The perverse irony is not lost on Torontonians shivering at downtown transit stops – the streetcars they're waiting for suffer from, and risk being delayed by, the same cold.

The TTC's generation-old fleet shows its age in the winter. It's a recurring issue that relates to moisture in the pneumatic systems, which control the brakes and doors, as well as the sand used for traction.

The problem has reared its head repeatedly in recent weeks as a series of cold snaps have gripped the city. With a low around -17 projected for early Thursday, some streetcars can be expected to be out of commission again. And even though it is expected to warm slightly later in the day, getting disabled vehicles back into service can take time.

An oft-quoted statistic is that TTC streetcars serve more people daily than the GO rail network. That volume is carried on only eight streetcar lines and two of the routes – the King and Spadina cars – each carry about as many people as the Sheppard subway. With streetcars playing such a key role in keeping Toronto moving, the effect of their failures can ripple through city.

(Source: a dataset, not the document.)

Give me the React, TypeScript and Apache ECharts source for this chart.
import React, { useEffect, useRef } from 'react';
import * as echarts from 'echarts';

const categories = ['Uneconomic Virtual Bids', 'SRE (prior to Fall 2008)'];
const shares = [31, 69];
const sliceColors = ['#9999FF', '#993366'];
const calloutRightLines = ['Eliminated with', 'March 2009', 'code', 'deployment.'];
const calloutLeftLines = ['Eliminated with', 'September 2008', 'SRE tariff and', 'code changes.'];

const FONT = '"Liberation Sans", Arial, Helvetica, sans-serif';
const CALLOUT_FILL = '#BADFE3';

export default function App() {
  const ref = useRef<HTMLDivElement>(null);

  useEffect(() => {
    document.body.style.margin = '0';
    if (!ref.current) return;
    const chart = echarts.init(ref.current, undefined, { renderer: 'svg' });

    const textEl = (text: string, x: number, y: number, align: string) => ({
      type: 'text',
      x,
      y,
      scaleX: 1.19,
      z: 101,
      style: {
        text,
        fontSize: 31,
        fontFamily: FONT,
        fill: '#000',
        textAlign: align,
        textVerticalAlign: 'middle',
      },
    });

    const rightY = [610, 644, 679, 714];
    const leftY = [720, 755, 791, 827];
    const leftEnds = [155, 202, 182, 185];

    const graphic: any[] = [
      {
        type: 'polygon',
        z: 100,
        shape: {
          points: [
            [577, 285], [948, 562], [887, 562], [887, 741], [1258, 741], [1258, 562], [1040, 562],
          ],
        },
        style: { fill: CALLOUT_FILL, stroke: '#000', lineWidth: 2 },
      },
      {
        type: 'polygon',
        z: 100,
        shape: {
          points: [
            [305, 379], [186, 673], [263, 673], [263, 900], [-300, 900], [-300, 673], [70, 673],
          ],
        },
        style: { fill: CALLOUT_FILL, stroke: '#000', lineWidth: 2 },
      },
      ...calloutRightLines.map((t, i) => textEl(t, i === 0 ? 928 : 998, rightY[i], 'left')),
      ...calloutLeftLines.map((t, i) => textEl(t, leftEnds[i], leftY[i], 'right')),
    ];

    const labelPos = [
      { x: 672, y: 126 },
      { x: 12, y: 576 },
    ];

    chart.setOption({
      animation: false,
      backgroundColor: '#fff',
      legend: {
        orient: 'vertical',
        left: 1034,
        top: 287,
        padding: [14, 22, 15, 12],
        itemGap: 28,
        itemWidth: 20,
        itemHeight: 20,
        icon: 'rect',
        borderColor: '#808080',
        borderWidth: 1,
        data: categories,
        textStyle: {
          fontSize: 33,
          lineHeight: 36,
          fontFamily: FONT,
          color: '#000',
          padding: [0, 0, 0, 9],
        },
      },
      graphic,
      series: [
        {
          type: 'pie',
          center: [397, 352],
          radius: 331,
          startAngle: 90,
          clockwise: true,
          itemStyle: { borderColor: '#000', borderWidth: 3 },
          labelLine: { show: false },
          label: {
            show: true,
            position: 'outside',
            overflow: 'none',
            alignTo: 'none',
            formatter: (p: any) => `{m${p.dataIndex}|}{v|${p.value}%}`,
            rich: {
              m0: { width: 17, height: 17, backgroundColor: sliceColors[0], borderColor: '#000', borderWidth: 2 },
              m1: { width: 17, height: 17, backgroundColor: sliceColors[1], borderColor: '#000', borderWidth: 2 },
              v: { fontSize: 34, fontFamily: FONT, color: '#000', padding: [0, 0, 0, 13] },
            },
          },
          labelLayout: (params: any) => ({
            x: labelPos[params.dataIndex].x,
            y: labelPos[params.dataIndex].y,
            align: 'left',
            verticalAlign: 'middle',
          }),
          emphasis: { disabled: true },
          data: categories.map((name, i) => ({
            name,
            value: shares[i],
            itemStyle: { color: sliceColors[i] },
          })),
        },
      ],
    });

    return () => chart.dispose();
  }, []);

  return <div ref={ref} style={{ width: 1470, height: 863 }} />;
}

At least some streetcars have been affected about one-quarter of the days in January, with a cumulative total of 203 of the vehicles knocked out of service by the cold.

So far, no day in 2015 has been as bad as in some previous years, though. On one particularly wintry day last January, about one-quarter of the 200-odd streetcars were out of commission.

It's a vehicle weakness that has only fuelled the anti-streetcar faction. The replacement streetcars are equipped with hydraulic systems that should eliminate this problem. But they are appearing slowly and aren't expected all to be here for two or three years.